En quelques dizaines d’années, la gestion est devenue une compétence incontournable, indispensable pour toute association en quête de légitimité. Tout l’enjeu devient alors de la mettre au service du projet politique de l’association, d’une réflexion critique sur l’action collective et sur la notion de résultat. Seule une gestion plurielle consistant, d’une part, à prendre en compte et à articuler le projet, l’organisation et l’action en s’inscrivant dans le temps, et, d’autre part, la réflexion et le débat peut répondre à ces enjeux propres aux associations. La gestion est ainsi à analyser de manière ouverte, dans une approche pluridisciplinaire. Elle ne se limite pas à une collection de savoirs et d’outils techniques, mais se pense aussi comme une construction sociale et politique. La gestion peut alors être mise au service d’un projet politique et d’une réflexion critique sur l’action collective et la notion de résultat.
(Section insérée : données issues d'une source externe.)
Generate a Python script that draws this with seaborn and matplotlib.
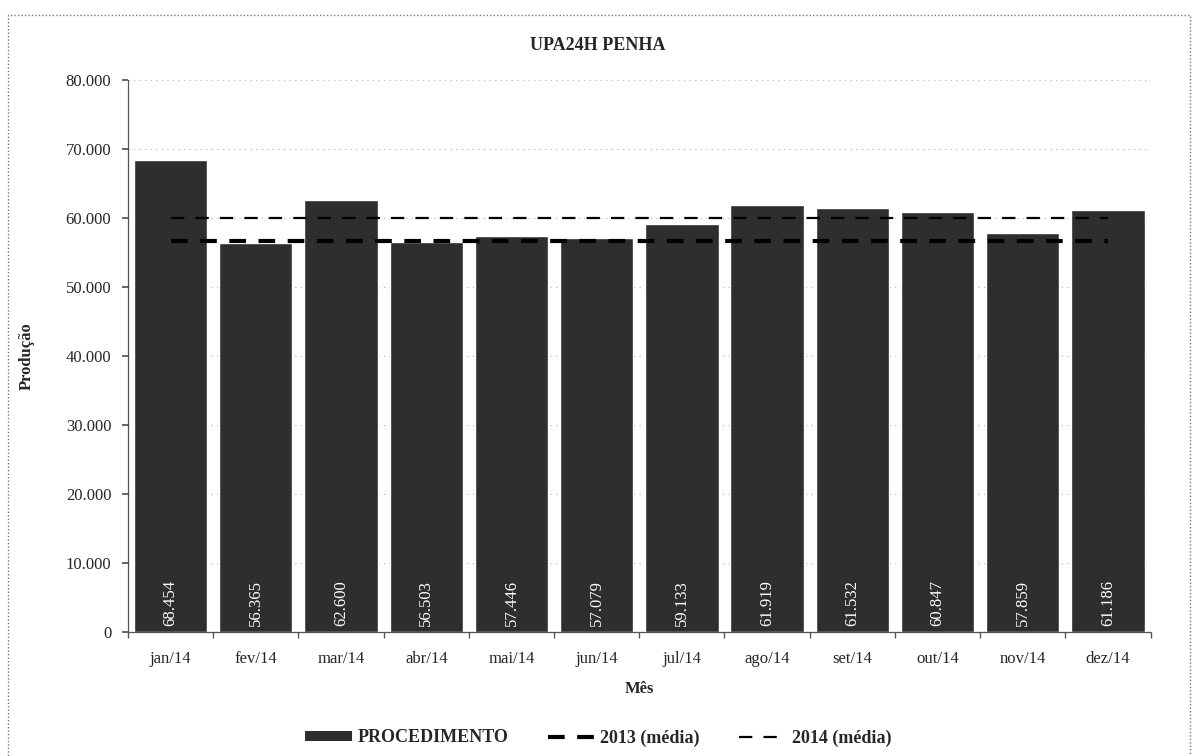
import numpy as np
import pandas as pd
import matplotlib
matplotlib.use("Agg")
import matplotlib.pyplot as plt
import seaborn as sns
from matplotlib.patches import Rectangle, Patch
from matplotlib.lines import Line2D
from matplotlib.ticker import FuncFormatter, MultipleLocator

# --- dados ---
meses = ["jan/14", "fev/14", "mar/14", "abr/14", "mai/14", "jun/14",
         "jul/14", "ago/14", "set/14", "out/14", "nov/14", "dez/14"]
procedimento = [68454, 56365, 62600, 56503, 57446, 57079,
                59133, 61919, 61532, 60847, 57859, 61186]
media_2013 = 56700
media_2014 = 60077

df = pd.DataFrame({"Mês": meses, "Produção": procedimento})

sns.set_theme(style="white")
plt.rcParams["font.family"] = ["Liberation Serif", "DejaVu Serif"]

fig = plt.figure(figsize=(11.96, 7.56), dpi=100)
ax = fig.add_axes([0.107, 0.164, 0.855, 0.730])

sns.barplot(data=df, x="Mês", y="Produção", color="#2e2e2e", saturation=1,
            width=0.86, errorbar=None, ax=ax, zorder=2)

pos = np.arange(len(meses))
dash_2013 = (0, (4, 3))
dash_2014 = (0, (6, 5))
sns.lineplot(x=pos, y=[media_2013] * len(meses), ax=ax, color="black",
             linewidth=3, linestyle=dash_2013, zorder=3)
sns.lineplot(x=pos, y=[media_2014] * len(meses), ax=ax, color="black",
             linewidth=1.6, linestyle=dash_2014, zorder=3)

# rotulos dentro das barras
for i, v in enumerate(procedimento):
    ax.text(i, 900, f"{v:,}".replace(",", "."), rotation=90, color="white",
            ha="center", va="bottom", fontsize=12, zorder=4)

ax.set_ylim(0, 80000)
ax.set_xlim(-0.5, len(meses) - 0.5)
ax.yaxis.set_major_locator(MultipleLocator(10000))
ax.yaxis.set_major_formatter(FuncFormatter(lambda v, p: f"{int(v):,}".replace(",", ".")))
ax.grid(axis="y", color="#b0b0b0", linestyle=(0, (1, 4)), linewidth=0.8, zorder=0)

ax.set_xticks(pos)
ax.set_xticklabels(meses)
ax.set_xticks(np.arange(-0.5, len(meses), 1), minor=True)
ax.tick_params(axis="x", which="major", length=0, labelsize=12, pad=14)
ax.tick_params(axis="x", which="minor", length=4, direction="out", color="#555555")
ax.tick_params(axis="y", length=4, direction="out", labelsize=12, color="#555555", pad=8)
ax.tick_params(axis="both", which="both", bottom=True, left=True)

for s in ["top", "right"]:
    ax.spines[s].set_visible(False)
for s in ["left", "bottom"]:
    ax.spines[s].set_color("#555555")
    ax.spines[s].set_linestyle((0, (2, 1)))
    ax.spines[s].set_linewidth(0.9)

ax.set_xlabel("Mês", fontsize=12, fontweight="bold", labelpad=10)
ax.set_ylabel("Produção", fontsize=12, fontweight="bold", labelpad=22)
fig.text(0.5, 0.94, "UPA24H PENHA", ha="center", va="center",
         fontsize=13, fontweight="bold")

handles = [
    Patch(facecolor="#2e2e2e", edgecolor="none"),
    Line2D([0], [0], color="black", linewidth=3, linestyle=dash_2013),
    Line2D([0], [0], color="black", linewidth=1.6, linestyle=dash_2014),
]
fig.legend(handles, ["PROCEDIMENTO", "2013 (média)", "2014 (média)"],
           loc="center", bbox_to_anchor=(0.5, 0.024), ncol=3, frameon=False,
           prop={"weight": "bold", "size": 13}, handlelength=2.6,
           handleheight=0.5, columnspacing=2.2, handletextpad=0.3)

# moldura pontilhada do grafico
fig.patches.append(Rectangle((0.007, -0.05), 0.988, 1.03, transform=fig.transFigure,
                             fill=False, edgecolor="#777777", linewidth=1,
                             linestyle=(0, (1, 1.5))))

fig.savefig("out.png", dpi=100, facecolor="white")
Les travailleurs sociaux font souvent part d’un sentiment d’impuissance ou de frustration face à une démarche gestionnaire qui “les mettrait de côté” et limiterait leur pouvoir d’agir. Mais rien ne serait plus grave que de baisser les bras et de se mettre dans une posture passive. Pour transformer la gestion de l’intérieur, il est souhaitable que les travailleurs sociaux investissent les instances de participation, de concertation et de représentation (réunions de projet, comité d’éthique, conseil de la vie sociale, instances représentatives du personnel, etc.), qu’ils s’engagent dans les démarches d’évaluation et d’amélioration de la qualité, et qu’ils participent à la vie de leur association employeur. La gestion ne doit pas être laissée aux seuls spécialistes. Elle doit faire l’objet de débats et d’appropriation collective. Elle doit devenir un enjeu de démocratie. A ce moment-là, elle fait corps avec le social.

Faire du social, c’est savoir se mobiliser, s’indigner, critiquer, réfléchir, proposer, innover. En bref, savoir militer. »

Notes

(1) Auteurs de La gestion des associations – Ed. érès, avril 2016 – Voir ASH n° 2960 du 13-05-16, p. 38.

(2) In L’association : sociologie et économie – Ed. Fayard, 2013.